As you know, contracts and signed proposals can be most damaging to subcontractors. When a concern or problem arises, it never fails that someone will ask, "What does the contract say?" In my opinion, construction contracts, plans and specifications are confusing, manipulative, evasive, self-serving and just as deceptive as beer commercials.

Humans need water but they don't need beer or soft drinks in order to live. Advertisers have found that people will drink, eat, wear or drive anything that meets an emotional need.

In contracting, we could ask this question: What needs do general contractors and owners have that we can fill? I don't mean the obvious needs associated with proper service. I believe their single most important need is to receive the lowest, most inclusive bids from subcontractors and suppliers. Otherwise they are out of business, gone, history, adios amigo!

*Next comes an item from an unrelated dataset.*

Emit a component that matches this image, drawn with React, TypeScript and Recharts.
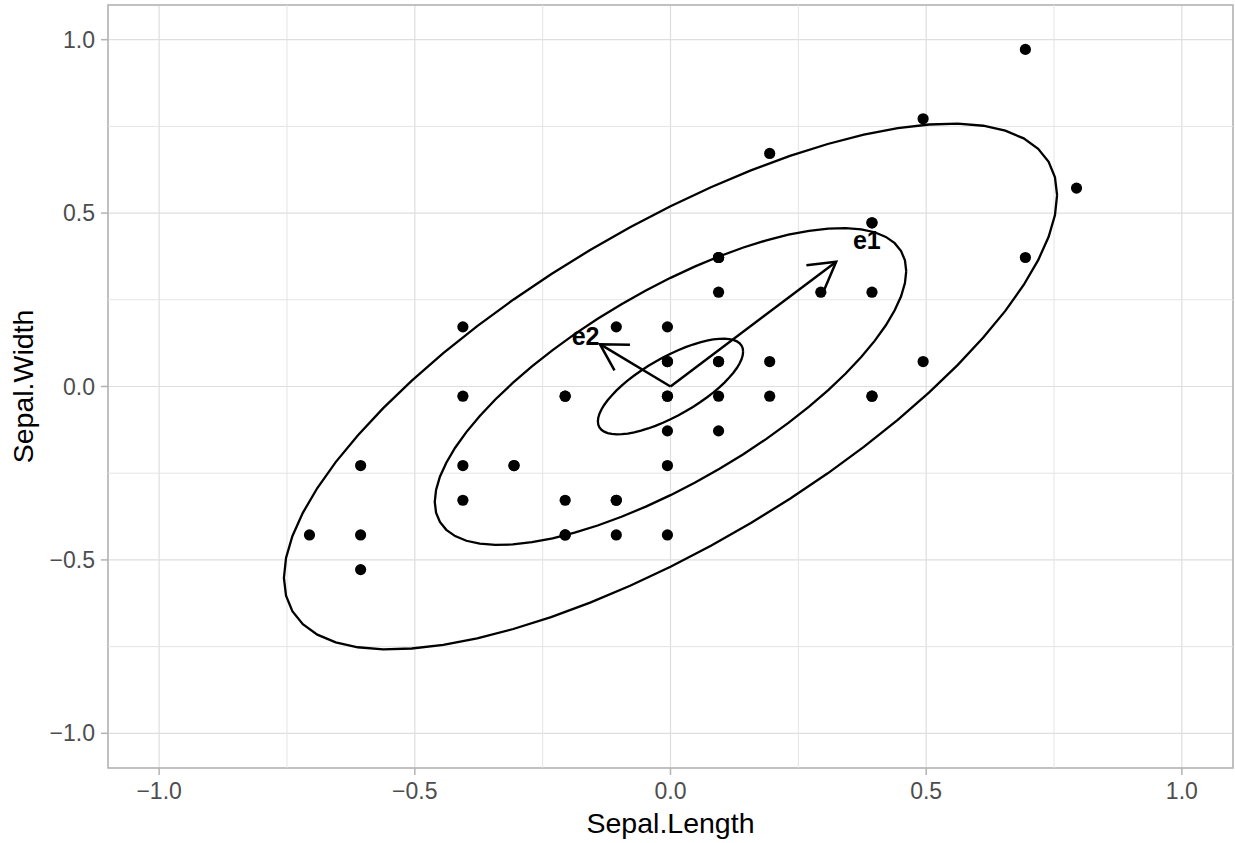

If a subcontractor has been around several years and decides to stop bidding a particular general contractor, that GC could literally lose a job by not having all the sub bids. My old boss told me, "Generals need subcontractors more than subcontractors need generals." He also said that, "Most subcontractors don't know how powerful their bids are."

What would it take for you to stop bidding a particular owner or general contractor? Where do you draw the line? What's your limit? You may choose to stop bidding a general because of slow payment, bid shopping, he is poorly organized, has treated you unfairly or it could simply be you would rather work with some other GC.

One of the reasons defect claims have increased astronomically is due to inexperienced GCs and subcontractors. Subcontractors have put new GCs in business just because they choose to give them their bid. Why give our bids to just anyone? Shouldn't we have some sort of standard before we trust someone with our bids?

Think about it: If you've worked with several GCs and owners who have been around for many years and who have treated you reasonably fair, why would you give a newcomer or an out-of-town GC the same price?

Is it worth it?

Another huge consideration before giving a GC your bid is to determine if the general is worthy of your insurance coverage. Do you really want to waste your bid to a GC who could care less if you're insured or not? If a claim arises now or in the future, most likely, you're going to be involved. Do you really want to do work for a GC who is inexperienced or who doesn't know the problems associated with working in your particular geographic area? Do you really want to work for GCs who accept bids from and use marginal subcontractors whose defective work may involve you in a claim?

I recently read a manual distributed jointly by an insurance broker and law firm. The manual suggested that insurance rates were going up and that coverage is shrinking. One part of the manual caused me to laugh out loud: It stated most GCs want subcontractors to be responsible for their mistakes. I had to re-read the sentence and realized that I had omitted the word "own." When I thought about it I realized that nearly all generals want subcontractors to be responsible for all mistakes, otherwise GCs would not sub out most of the work nor would they require subcontractors to name them as additionally insured. Further, GCs would not require subcontractors to sign contracts and indemnity agreements that are one sided and confusing.

Have you noticed a lack of variety of grocery stores, lumberyards, hardware stores, banks and gas stations? Mom-and-pop operations have for the most part disappeared. As construction insurance becomes more expensive and possibly unavailable to many subcontractors, we should see less competition. When subcontractors have less competition, the cost of widgets should rise dramatically. The concern now may be who can afford the cost of coverage and who will have coverage.

Those subcontractors who have and are able to maintain insurance, as well as to seek out a small profit this year, will be the first to make money when the economy improves. Many subcontractors have the talent to separate truth from nonsense.

The construction business is complicated, however, subcontractors and their bids are vitally important to owners and GCs. Consider being selective as to who, what and how much you bid.

The talent to separate truth from nonsense is amazing! I wonder why we have such a difficult time separating truth from nonsense when it comes to contracts and beer commercials? Maybe we're not as wild and independent at heart as we think. Whatever the reason, we can start each day choosing to eliminate nonsense from our lives, contracts and customers. If you get any complaints just tell them you're wild at heart and you're tired of everything coming up Rosie!

Remember: Teamwork begins with a fair contract!